If you have some cracks and suspect sinkholes, poke some relief holes into the wax (typically, these sinkholes form around the wick). Use a chopstick or something similar to poke a hole and expose any air pockets or craters lingering beneath the surface.

Then use your heat gun to melt the top layer of wax, which will fill in the relief holes you made. 

Do an Additional Pour

Poke relief holes around the wick with a chopstick or something similar in shape. Do this while your wax is still warm but has the appearance of being solid.

Melt additional wax and pour it into the holes you’ve made.

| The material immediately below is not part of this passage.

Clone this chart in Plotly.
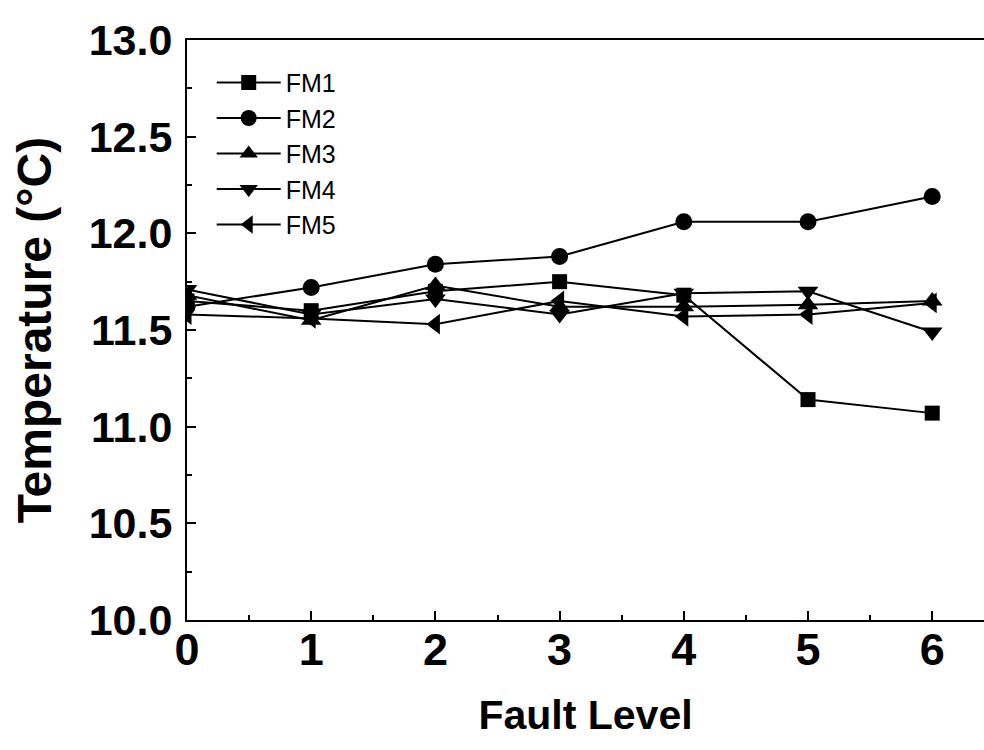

For the wax used to fill in the holes, melt it to the same temperature as the original wax you poured.

Store Candles in Warmer Environment

If you’re in a cold climate, insulate and cure your candles in a warmer environment.

Try storing them inside a box but make sure they have a few inches of separation between each candle while they cool. Once completely cooled, you can store them for curing without worrying about the separation between each candle. 


It may be frustrating to see cracks and sinkholes in your candles, but the good news, it’s not the end of the world.

To prevent or fix cracking imperfections in your candle, you can:

  1. Tap the container after pouring to release air bubbles.
  2. Gently stir the wax to avoid creating air bubbles.
  3. Gently pour your wax to avoid creating air bubbles.
  4. Experiment with pouring your wax at different temperatures.
  5. Preheat candle containers for a smoother cooling process.
  6. Melt the surface layer of the candle to repair cracks.
  7. Create relief holes in your candle while it’s still warm and fill in with an additional pour of wax or by melting the top layer of wax with a heat gun.
  8. Store your candles in a warmer environment while they cure.